# START OF Provided data

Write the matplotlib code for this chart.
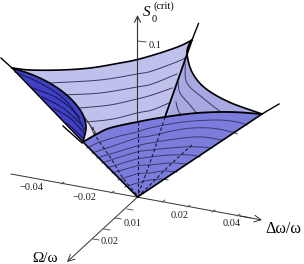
import matplotlib
matplotlib.use('Agg')
import matplotlib.pyplot as plt
import numpy as np

plt.rcParams['font.family'] = ['Liberation Serif', 'DejaVu Serif']

# all outlines, in picture coordinates
origin = (137.5, 197)
top_curve_x = [12, 30, 60, 90, 120, 137.5, 160, 180, 192]
top_curve_y = [68, 70, 70, 68, 63, 59.5, 53, 46, 40]
ridge_x = [192, 165]
ridge_y = [40, 117]
front_curve_x = [83, 97, 110, 137, 165, 197, 230, 262]
front_curve_y = [142, 134, 128, 122, 117, 113, 112, 114]
lens_curve_x = [12, 33, 53, 70, 82, 86, 83]
lens_curve_y = [68, 75, 85, 98, 113, 127, 142]
right_curve_x = [190, 187, 192, 205, 229, 262]
right_curve_y = [42, 53, 72, 88, 102, 114]
gap_x = [85, 97, 83]
gap_y = [118, 135, 142]

back_lines = [
    ([50, 100, 137, 152, 179, 185], [83, 80, 74, 71, 61, 58]),
    ([63, 100, 137, 152, 177], [95, 93, 87, 84, 74]),
    ([80, 110, 137, 152, 172], [108, 105, 99, 95, 88]),
    ([87, 113, 137, 152, 169], [122, 119, 113, 110, 103]),
]
right_lines = [
    ([185, 187, 203, 222], [63, 83, 98, 113]),
    ([178, 180, 190, 198], [82, 93, 105, 115]),
    ([176, 178, 183], [102, 110, 118]),
]
front_lines = [
    ([87, 100, 120, 137, 150, 183, 217, 237, 247], [148, 142, 136, 132, 128, 122, 120, 122, 125]),
    ([92, 113, 137, 150, 183, 210, 232, 237], [153, 146, 138, 136, 129, 128, 132, 134]),
    ([97, 117, 137, 150, 183, 203, 222], [158, 152, 146, 143, 138, 137, 140]),
    ([102, 120, 137, 150, 183, 200, 212], [163, 157, 152, 150, 147, 147, 148]),
    ([107, 123, 137, 150, 170, 190, 200], [168, 163, 159, 157, 155, 155, 157]),
    ([112, 137, 150, 170, 187], [173, 166, 165, 163, 164]),
    ([118, 137, 150, 163, 177], [180, 174, 173, 171, 172]),
    ([125, 137, 150, 163, 168], [187, 183, 180, 179, 180]),
]
lens_lines = [
    ([15, 40, 63, 80], [72, 83, 98, 118]),
    ([33, 57, 75, 84], [88, 98, 113, 130]),
    ([42, 63, 82], [97, 108, 125]),
    ([53, 70, 84], [108, 118, 133]),
    ([67, 83], [123, 138]),
]
dash_lines = [
    ([93, 95, 112, 123, 137], [127, 135, 160, 178, 195]),
    ([165, 152, 138], [117, 157, 195]),
    ([192, 170, 150, 138], [145, 165, 185, 196]),
    ([137.5, 137.5], [122, 197]),
]

x_tick_x = [61, 111, 162, 187, 212, 237]
x_tick_y = [184, 193, 202, 207, 212, 216]
y_tick_x = [127, 115, 104, 93]
y_tick_y = [209, 218, 229, 239]

x_labels = ['\u22120.04', '\u22120.02', '0.02', '0.04']
x_label_x = [32, 84, 180, 232]
x_label_y = [187, 198, 215, 224]
y_labels = ['0.01', '0.02']
y_label_x = [133, 110]
y_label_y = [223, 242]


def smooth(xs, ys, n=12):
    # catmull-rom through the read points, only so the curves do not look kinked
    p = np.column_stack([xs, ys]).astype(float)
    p = np.vstack([2 * p[0] - p[1], p, 2 * p[-1] - p[-2]])
    out = []
    for i in range(1, len(p) - 2):
        for t in np.linspace(0, 1, n, endpoint=False):
            out.append(0.5 * (2 * p[i] + (p[i + 1] - p[i - 1]) * t
                              + (2 * p[i - 1] - 5 * p[i] + 4 * p[i + 1] - p[i + 2]) * t ** 2
                              + (3 * p[i] - p[i - 1] - 3 * p[i + 1] + p[i + 2]) * t ** 3))
    out.append(p[-2])
    out = np.array(out)
    return list(out[:, 0]), list(out[:, 1])


fig = plt.figure(figsize=(3.04, 2.64), dpi=100)
ax = fig.add_axes([0, 0, 1, 1])
ax.set_xlim(0, 304)
ax.set_ylim(264, 0)
ax.axis('off')

top_x, top_y = smooth(top_curve_x, top_curve_y)
front_x, front_y = smooth(front_curve_x, front_curve_y)
lens_x, lens_y = smooth(lens_curve_x, lens_curve_y)
right_x, right_y = smooth(right_curve_x, right_curve_y)

# back sheets, the hidden sides end under the front sheet
ax.fill(top_x + [165, 97, 85], top_y + [125, 135, 118], color='#c0c0ec', lw=0, zorder=1)
ax.fill(right_x + [165], right_y + [125], color='#a8a8e2', lw=0, zorder=1)
ax.fill(gap_x, gap_y, color='#e4e4f6', lw=0, zorder=1)
ax.fill(lens_x, lens_y, color='#4040c4', lw=0, zorder=1)

for xs, ys in back_lines + right_lines:
    ax.plot(*smooth(xs, ys), color='#3a3a60', lw=0.7, zorder=2)
for xs, ys in lens_lines:
    ax.plot(*smooth(xs, ys), color='#15154a', lw=0.7, zorder=2)

# z axis
ax.annotate('', xy=(137.5, 15), xytext=(137.5, 122), zorder=3,
            arrowprops=dict(arrowstyle='->', color='#333333', lw=0.8, mutation_scale=11, shrinkA=0, shrinkB=0))
ax.plot([137.5, 146], [41, 42], color='#333333', lw=0.6, zorder=3)

ax.plot(gap_x[:2], gap_y[:2], color='#222222', lw=0.7, zorder=3)
ax.plot([90, 95], [125, 137], color='#444444', lw=0.6, zorder=3)
ax.plot(top_x, top_y, color='black', lw=1.2, zorder=4)
ax.plot(lens_x, lens_y, color='black', lw=1.2, zorder=4)
ax.plot(right_x, right_y, color='black', lw=1.2, zorder=4)
ax.plot(ridge_x, ridge_y, color='black', lw=1.3, zorder=4)
ax.plot([192, 198.5], [40, 23.5], color='black', lw=1, zorder=4)
ax.plot([262, 279], [114, 104], color='black', lw=1, zorder=4)
ax.plot([1, 12, 83], [58, 68, 142], color='black', lw=1, zorder=4)
ax.plot([63, 82], [126, 143], color='black', lw=1, zorder=4)

# front sheet
ax.fill(front_x + [origin[0]], front_y + [origin[1]], color='#7c7cdc', lw=0, zorder=5)
for xs, ys in front_lines:
    ax.plot(*smooth(xs, ys), color='#3a3a70', lw=0.7, zorder=6)
for xs, ys in dash_lines:
    ax.plot(*smooth(xs, ys), color='#181830', lw=0.8, ls=(0, (3, 2)), zorder=6)
ax.plot(front_x, front_y, color='black', lw=1.3, zorder=7)
ax.plot([83, origin[0], 262], [142, origin[1], 114], color='black', lw=1.2, zorder=7)

# ground axes
ax.plot([11, 250], [174, 217.8], color='#333333', lw=0.7, zorder=0)
ax.annotate('', xy=(262, 220), xytext=(240, 216), zorder=0,
            arrowprops=dict(arrowstyle='->', color='#333333', lw=0.7, mutation_scale=12, shrinkA=0, shrinkB=0))
ax.annotate('', xy=(67, 262), xytext=origin, zorder=0,
            arrowprops=dict(arrowstyle='->', color='#333333', lw=0.7, mutation_scale=12, shrinkA=0, shrinkB=0))
for x, y in zip(x_tick_x, x_tick_y):
    ax.plot([x, x + 3], [y, y - 2], color='#444444', lw=0.6)
for x, y in zip(y_tick_x, y_tick_y):
    ax.plot([x, x + 6], [y, y + 1], color='#444444', lw=0.6)

for s, x, y in zip(x_labels + y_labels, x_label_x + y_label_x, x_label_y + y_label_y):
    ax.text(x, y, s, fontsize=7.5, ha='center', va='center', color='#222222')
ax.text(155, 45, '0.1', fontsize=7.5, ha='center', va='center', color='#222222')
ax.text(147, 12, 'S', fontsize=11, style='italic', ha='center', va='center')
ax.text(154, 19, '0', fontsize=7.5, ha='center', va='center')
ax.text(164, 6, '(crit)', fontsize=7.5, ha='center', va='center')
ax.text(45, 262, '\u03a9/\u03c9', fontsize=11, ha='center', va='baseline')
ax.text(283, 233, '\u0394\u03c9/\u03c9', fontsize=11.5, ha='center', va='baseline')

fig.savefig('out.png', dpi=100)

# END OF Provided data

**Task statement:**
Extract the lines exactly, please: the first line of the listing, the line with "plt.rcParams['font.family'] = ['Liberation", and every line between them, but no pictures.

**Output of the task:**
Write the matplotlib code for this chart.
import matplotlib
matplotlib.use('Agg')
import matplotlib.pyplot as plt
import numpy as np

plt.rcParams['font.family'] = ['Liberation Serif', 'DejaVu Serif']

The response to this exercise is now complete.